▸ **WHAT IS BEING ASKED**:
Starting with the first line of the listing, quote each line exactly until and including the one with "plt.rcParams['font.family'] = ['Liberation", leaving pictures out.

▸ **PROVIDED DATA**:
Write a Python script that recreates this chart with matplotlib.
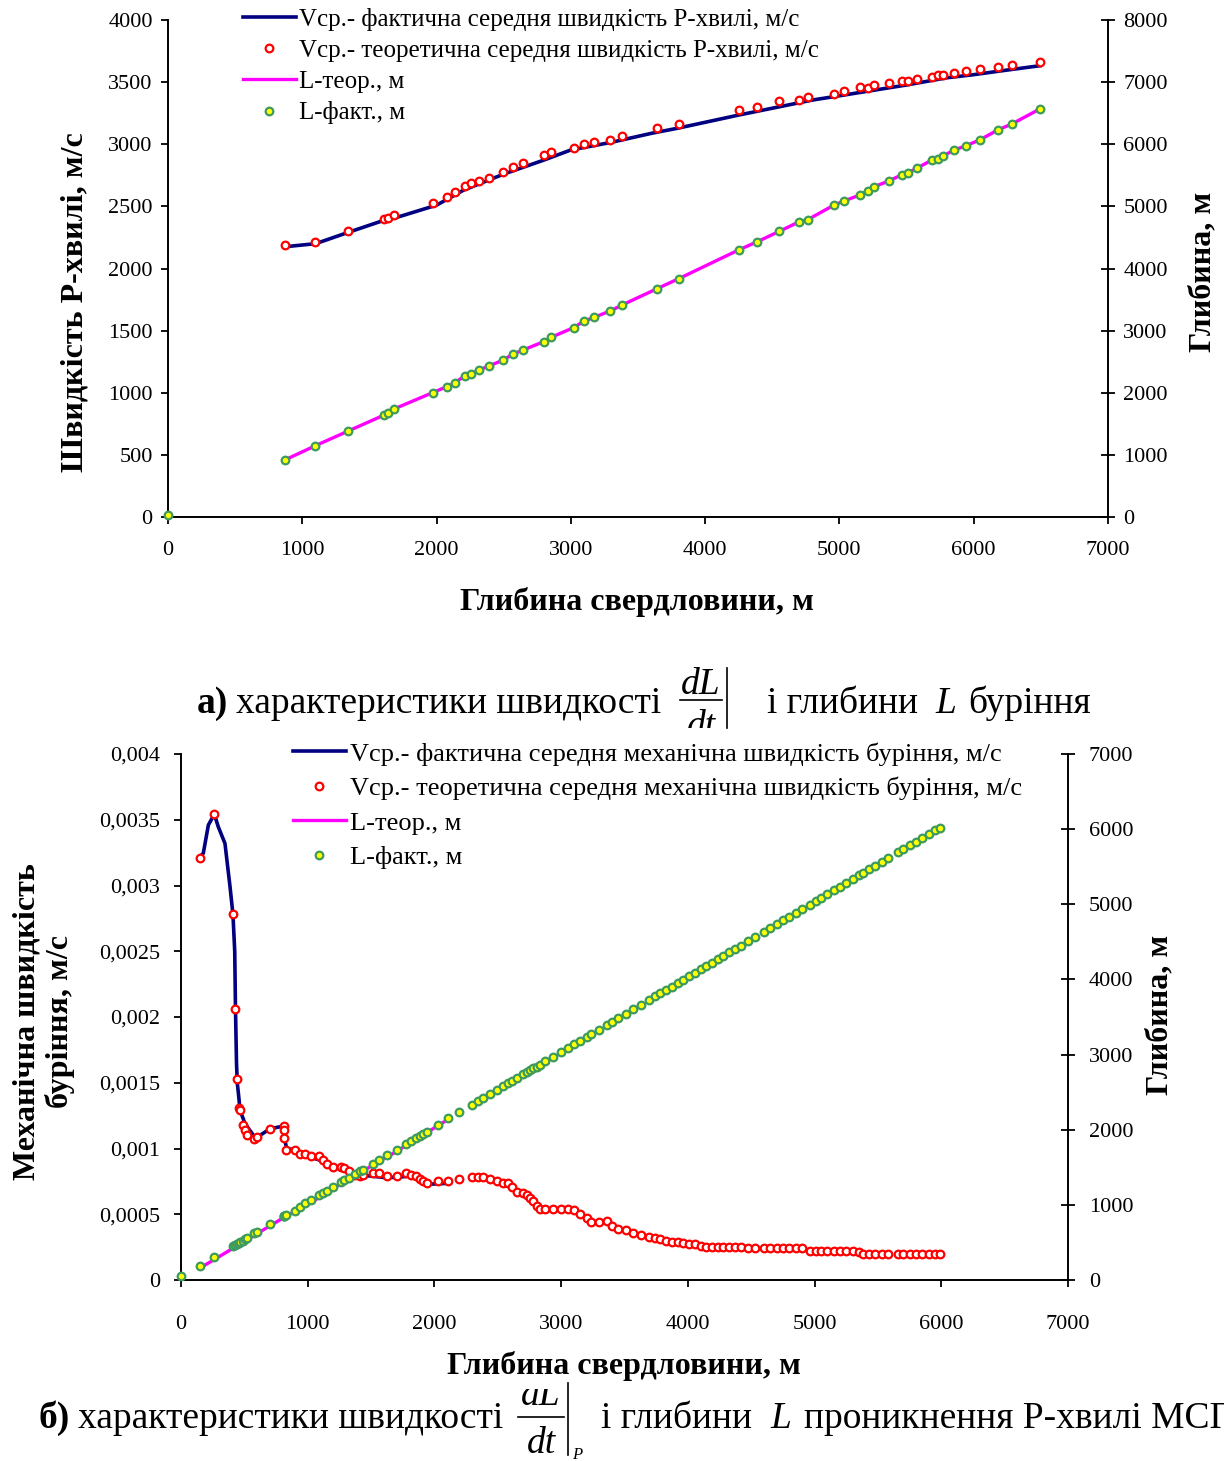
import matplotlib
matplotlib.use("Agg")
import matplotlib.pyplot as plt
from matplotlib.lines import Line2D
from matplotlib.transforms import Bbox

plt.rcParams['font.family'] = ['Liberation Serif', 'DejaVu Serif']

# ---------------- data, chart a) ----------------
depth_a = [870, 1098, 1338, 1605, 1640, 1683, 1970, 2076, 2136, 2210, 2256, 2315,
           2390, 2498, 2569, 2646, 2797, 2854, 3020, 3097, 3174, 3294, 3382, 3638,
           3804, 4250, 4389, 4553, 4702, 4765, 4957, 5036, 5153, 5210, 5255, 5369,
           5466, 5511, 5576, 5686, 5732, 5773, 5850, 5939, 6045, 6180, 6285, 6493]
v_theor_a = [2190, 2213, 2304, 2398, 2405, 2430, 2527, 2575, 2616, 2664, 2688, 2704,
             2728, 2777, 2817, 2849, 2913, 2938, 2970, 3002, 3018, 3034, 3066, 3133,
             3163, 3278, 3297, 3351, 3359, 3378, 3407, 3429, 3458, 3455, 3474, 3493,
             3509, 3509, 3525, 3541, 3555, 3555, 3574, 3590, 3608, 3624, 3640, 3660]
l_fact_a = [918, 1148, 1380, 1637, 1674, 1739, 2001, 2098, 2162, 2270, 2302, 2367,
            2431, 2528, 2624, 2689, 2822, 2893, 3048, 3151, 3215, 3317, 3413, 3671,
            3837, 4299, 4432, 4599, 4754, 4787, 5018, 5088, 5184, 5249, 5313, 5410,
            5511, 5543, 5614, 5743, 5769, 5812, 5904, 5973, 6070, 6231, 6327, 6569]
# magenta line lies on the green points
l_teor_a = l_fact_a
l_fact_a0 = (0, 30)  # single green point at the origin

depth_fact_a = [870, 1100, 1340, 1600, 1700, 2000, 2200, 2500, 2800, 3000, 3300, 3600,
                3800, 4250, 4500, 4800, 5000, 5200, 5500, 5800, 6000, 6200, 6493]
v_fact_a = [2175, 2200, 2290, 2385, 2410, 2510, 2630, 2760, 2873, 2954, 3015, 3088,
            3130, 3235, 3290, 3356, 3390, 3425, 3477, 3535, 3560, 3590, 3632]

# ---------------- data, chart b) ----------------
depth_b = [150, 263, 410, 429, 442, 458, 462, 489, 505, 524,
           579, 597, 705, 810, 813, 816, 831, 897, 937, 981,
           1029, 1087, 1123, 1155, 1200, 1263, 1289, 1326, 1373, 1413,
           1434, 1513, 1565, 1628, 1702, 1776, 1815, 1855, 1886, 1913,
           1939, 2031, 2110, 2197, 2294, 2346, 2386, 2439, 2492, 2544,
           2583, 2610, 2649, 2702, 2728, 2754, 2781, 2807, 2831, 2876,
           2936, 2997, 3058, 3103, 3148, 3208, 3239, 3299, 3360, 3405,
           3450, 3511, 3571, 3632, 3692, 3740, 3782, 3830, 3873, 3920,
           3963, 4010, 4054, 4100, 4145, 4190, 4235, 4280, 4326, 4370,
           4417, 4477, 4530, 4598, 4650, 4700, 4749, 4800, 4850, 4900,
           4960, 5010, 5051, 5100, 5150, 5201, 5250, 5300, 5352, 5383,
           5430, 5480, 5530, 5580, 5655, 5700, 5750, 5800, 5850, 5900,
           5950, 5987]
v_theor_b = [0.00321, 0.00354, 0.00278, 0.00206, 0.00153, 0.00131, 0.00129, 0.00118, 0.00114, 0.00110,
             0.00107, 0.00109, 0.00115, 0.00117, 0.00114, 0.00108, 0.00099, 0.00099, 0.00096, 0.00096,
             0.00094, 0.00094, 0.00091, 0.00088, 0.00086, 0.00086, 0.00085, 0.00083, 0.00080, 0.00079,
             0.00080, 0.00081, 0.00081, 0.00079, 0.00079, 0.00081, 0.00080, 0.00079, 0.00077, 0.00075,
             0.00074, 0.00075, 0.00075, 0.00077, 0.00078, 0.00078, 0.00078, 0.00077, 0.00075, 0.00074,
             0.00074, 0.00071, 0.00067, 0.00066, 0.00065, 0.00062, 0.00060, 0.00056, 0.00054, 0.00054,
             0.00054, 0.00054, 0.00054, 0.00053, 0.00050, 0.00047, 0.00044, 0.00044, 0.00045, 0.00041,
             0.00039, 0.00038, 0.00036, 0.00034, 0.00033, 0.00032, 0.00031, 0.00030, 0.00029, 0.00029,
             0.00028, 0.00027, 0.00027, 0.00026, 0.00025, 0.00025, 0.00025, 0.00025, 0.00025, 0.00025,
             0.00025, 0.00024, 0.00024, 0.00024, 0.00024, 0.00024, 0.00024, 0.00024, 0.00024, 0.00024,
             0.00022, 0.00022, 0.00022, 0.00022, 0.00022, 0.00022, 0.00022, 0.00022, 0.00021, 0.00020,
             0.00020, 0.00020, 0.00020, 0.00020, 0.00020, 0.00020, 0.00020, 0.00020, 0.00020, 0.00020,
             0.00020, 0.00020]
l_fact_b = [190, 302, 457, 470, 482, 495, 500, 525, 540, 560,
            620, 635, 745, 850, 855, 858, 870, 922, 975, 1020,
            1065, 1125, 1160, 1190, 1235, 1300, 1325, 1360, 1410, 1450,
            1470, 1544, 1600, 1660, 1735, 1810, 1850, 1890, 1920, 1945,
            1975, 2063, 2152, 2235, 2330, 2380, 2420, 2475, 2525, 2580,
            2620, 2645, 2685, 2740, 2765, 2790, 2815, 2840, 2865, 2910,
            2970, 3030, 3090, 3135, 3180, 3240, 3270, 3330, 3390, 3440,
            3485, 3545, 3605, 3665, 3725, 3775, 3815, 3865, 3905, 3955,
            3995, 4045, 4090, 4135, 4180, 4225, 4270, 4315, 4360, 4405,
            4450, 4510, 4565, 4630, 4685, 4735, 4785, 4835, 4885, 4935,
            4995, 5045, 5085, 5135, 5185, 5235, 5285, 5335, 5385, 5415,
            5465, 5515, 5565, 5615, 5690, 5735, 5785, 5835, 5885, 5935,
            5985, 6020]
l_fact_b0 = (0, 50)

depth_fact_b = [150, 176, 216, 263, 294, 347, 387, 410, 424, 430, 438, 444, 455, 466,
                505, 579, 624, 702, 807, 815, 834, 900, 1000, 1100, 1200, 1300, 1400,
                1500, 1600, 1700, 1800, 1900, 1950, 2000, 2100]
v_fact_b = [0.00322, 0.003245, 0.00346, 0.003542, 0.003447, 0.00332, 0.00299, 0.00278,
            0.00250, 0.00206, 0.00165, 0.00150, 0.00140, 0.00129, 0.00119, 0.00109,
            0.00110, 0.00115, 0.00117, 0.00108, 0.00100, 0.00099, 0.00094, 0.00091,
            0.00086, 0.00084, 0.00080, 0.00079, 0.00078, 0.00078, 0.00079, 0.00075,
            0.00073, 0.00073, 0.000735]

depth_teor_b = [150, 300, 500, 800, 1018, 1300, 1676, 2110]
l_teor_b = [160, 310, 515, 820, 1021, 1320, 1686, 2140]

x_ticks = [0, 1000, 2000, 3000, 4000, 5000, 6000, 7000]
v_ticks_b = [0, 0.0005, 0.001, 0.0015, 0.002, 0.0025, 0.003, 0.0035, 0.004]
v_ticklabels_b = ['0', '0,0005', '0,001', '0,0015', '0,002', '0,0025', '0,003', '0,0035', '0,004']

labels_a = ['Vср.- фактична середня швидкість Р-хвилі, м/с',
            'Vср.- теоретична середня швидкість Р-хвилі, м/с',
            'L-теор., м', 'L-факт., м']
labels_b = ['Vср.- фактична середня механічна швидкість буріння, м/с',
            'Vср.- теоретична середня механічна швидкість буріння, м/с',
            'L-теор., м', 'L-факт., м']

# ---------------- figure ----------------
W, H = 1224, 1461
fig = plt.figure(figsize=(W / 100, H / 100), dpi=100)


def fx(x):
    return x / W


def fy(y):
    return 1 - y / H


NAVY = '#000080'
MAG = '#ff00ff'
red_kw = dict(ls='none', marker='o', ms=5.5, mfc='white', mec='red', mew=1.6)
green_kw = dict(ls='none', marker='o', ms=5.5, mfc='yellow', mec='#3c9a5f', mew=1.6)
TICK_FS = 16
LAB_FS = 23


def style_axes(ax, ax2, xpad, ypad):
    for a in (ax, ax2):
        a.spines['top'].set_visible(False)
        for s in a.spines.values():
            s.set_linewidth(1.4)
    ax.spines['right'].set_visible(False)
    ax2.spines['left'].set_visible(False)
    ax2.spines['bottom'].set_visible(False)
    ax.tick_params(axis='x', direction='out', length=5, width=1.3,
                   labelsize=TICK_FS, pad=xpad)
    ax.tick_params(axis='y', direction='out', length=5, width=1.3,
                   labelsize=TICK_FS, pad=ypad)
    ax2.tick_params(axis='y', direction='inout', length=10, width=1.3,
                    labelsize=TICK_FS, pad=ypad)


# ---- chart a) ----
ax = fig.add_axes([fx(168), fy(517), fx(940), 497 / H])
ax2 = ax.twinx()
ax.plot(depth_fact_a, v_fact_a, color=NAVY, lw=2.6, label=labels_a[0], zorder=2)
ax.plot(depth_a, v_theor_a, label=labels_a[1], zorder=3, **red_kw)
ax2.plot(depth_a, l_teor_a, color=MAG, lw=2.4, label=labels_a[2], zorder=2)
ax2.plot([l_fact_a0[0]] + depth_a, [l_fact_a0[1]] + l_fact_a, label=labels_a[3],
         clip_on=False, zorder=3, **green_kw)
ax.set_xlim(0, 7000)
ax.set_ylim(0, 4000)
ax2.set_ylim(0, 8000)
ax.set_xticks(x_ticks)
ax.set_yticks(range(0, 4001, 500))
ax2.set_yticks(range(0, 8001, 1000))
style_axes(ax, ax2, 12.5, 6)
h1, _ = ax.get_legend_handles_labels()
h2, _ = ax2.get_legend_handles_labels()
ax2.legend(h1 + h2, labels_a, loc='upper left', bbox_to_anchor=(fx(243), fy(8)),
           bbox_transform=fig.transFigure, frameon=False, fontsize=18,
           handlelength=2.1, handletextpad=0.15, borderpad=0, borderaxespad=0,
           labelspacing=0.34, numpoints=1)

fig.text(fx(75), fy(302), 'Швидкість Р-хвилі, м/с', rotation=90, ha='center',
         va='center', fontsize=LAB_FS, fontweight='bold')
fig.text(fx(1203), fy(272), 'Глибина, м', rotation=90, ha='center', va='center',
         fontsize=LAB_FS, fontweight='bold')
fig.text(fx(637), fy(602), 'Глибина свердловини, м', ha='center', va='center',
         fontsize=LAB_FS, fontweight='bold')

# ---- chart b) ----
bx = fig.add_axes([fx(181), fy(1280), fx(887), 526 / H])
bx2 = bx.twinx()
bx.plot(depth_fact_b, v_fact_b, color=NAVY, lw=2.6, label=labels_b[0], zorder=2)
bx.plot(depth_b, v_theor_b, label=labels_b[1], zorder=3, **red_kw)
bx2.plot(depth_teor_b, l_teor_b, color=MAG, lw=2.4, label=labels_b[2], zorder=2)
bx2.plot([l_fact_b0[0]] + depth_b, [l_fact_b0[1]] + l_fact_b, label=labels_b[3],
         clip_on=False, zorder=3, **green_kw)
bx.set_xlim(0, 7000)
bx.set_ylim(0, 0.004)
bx2.set_ylim(0, 7000)
bx.set_xticks(x_ticks)
bx.set_yticks(v_ticks_b)
bx.set_yticklabels(v_ticklabels_b)
bx2.set_yticks(range(0, 7001, 1000))
style_axes(bx, bx2, 20, 10)
h1, _ = bx.get_legend_handles_labels()
h2, _ = bx2.get_legend_handles_labels()
bx2.legend(h1 + h2, labels_b, loc='upper left', bbox_to_anchor=(fx(293), fy(742)),
           bbox_transform=fig.transFigure, frameon=False, fontsize=19,
           handlelength=2.0, handletextpad=0.15, borderpad=0, borderaxespad=0,
           labelspacing=0.42, numpoints=1)

fig.text(fx(44), fy(1022), 'Механічна швидкість\nбуріння, м/с', rotation=90,
         ha='center', va='center', fontsize=LAB_FS, fontweight='bold',
         multialignment='center', linespacing=1.15)
fig.text(fx(1160), fy(1015), 'Глибина, м', rotation=90, ha='center', va='center',
         fontsize=LAB_FS, fontweight='bold')
fig.text(fx(624), fy(1366), 'Глибина свердловини, м', ha='center', va='center',
         fontsize=LAB_FS, fontweight='bold')

# ---- captions ----
CAP = 27


def frac(xc, y_line, half, bar_x, bar_top, bar_bot, num_up=6, clip_num=None, clip_den=None):
    fig.add_artist(Line2D([fx(xc - half), fx(xc + half)], [fy(y_line), fy(y_line)],
                          transform=fig.transFigure, color='black', lw=1.2))
    fig.add_artist(Line2D([fx(bar_x), fx(bar_x)], [fy(bar_top), fy(bar_bot)],
                          transform=fig.transFigure, color='black', lw=1.2))
    num = fig.text(fx(xc), fy(y_line - num_up), 'dL', ha='center', va='baseline',
                   fontsize=CAP, style='italic')
    den = fig.text(fx(xc), fy(y_line + 36), 'dt', ha='center', va='baseline',
                   fontsize=CAP, style='italic')
    if clip_num is not None:
        num.set_clip_box(Bbox([[0, 0], [W, H - clip_num]]))
        num.set_clip_on(True)
    if clip_den is not None:
        den.set_clip_box(Bbox([[0, H - clip_den], [W, H]]))
        den.set_clip_on(True)


# a)
fig.text(fx(197), fy(713), 'а)', fontsize=CAP, fontweight='bold', va='baseline')
fig.text(fx(236), fy(713), 'характеристики швидкості', fontsize=CAP, va='baseline')
frac(701, 700, 21, 727, 668, 728, clip_den=728)
fig.text(fx(767), fy(713), 'і глибини', fontsize=CAP, va='baseline')
fig.text(fx(935), fy(713), 'L', fontsize=CAP, style='italic', va='baseline')
fig.text(fx(968), fy(713), 'буріння', fontsize=CAP, va='baseline')

# b)
fig.text(fx(38), fy(1428), 'б)', fontsize=CAP, fontweight='bold', va='baseline')
fig.text(fx(78), fy(1428), 'характеристики швидкості', fontsize=CAP, va='baseline')
frac(541, 1417, 23, 568, 1383, 1455, num_up=12, clip_num=1389)
fig.text(fx(572), fy(1459), 'P', fontsize=12, style='italic', va='baseline')
fig.text(fx(601), fy(1428), 'і глибини', fontsize=CAP, va='baseline')
fig.text(fx(770), fy(1428), 'L', fontsize=CAP, style='italic', va='baseline')
fig.text(fx(804), fy(1428), 'проникнення Р-хвилі МСП', fontsize=CAP, va='baseline')

fig.savefig('out.png', dpi=100)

▸ **SOLVED PROBLEM**:
Write a Python script that recreates this chart with matplotlib.
import matplotlib
matplotlib.use("Agg")
import matplotlib.pyplot as plt
from matplotlib.lines import Line2D
from matplotlib.transforms import Bbox

plt.rcParams['font.family'] = ['Liberation Serif', 'DejaVu Serif']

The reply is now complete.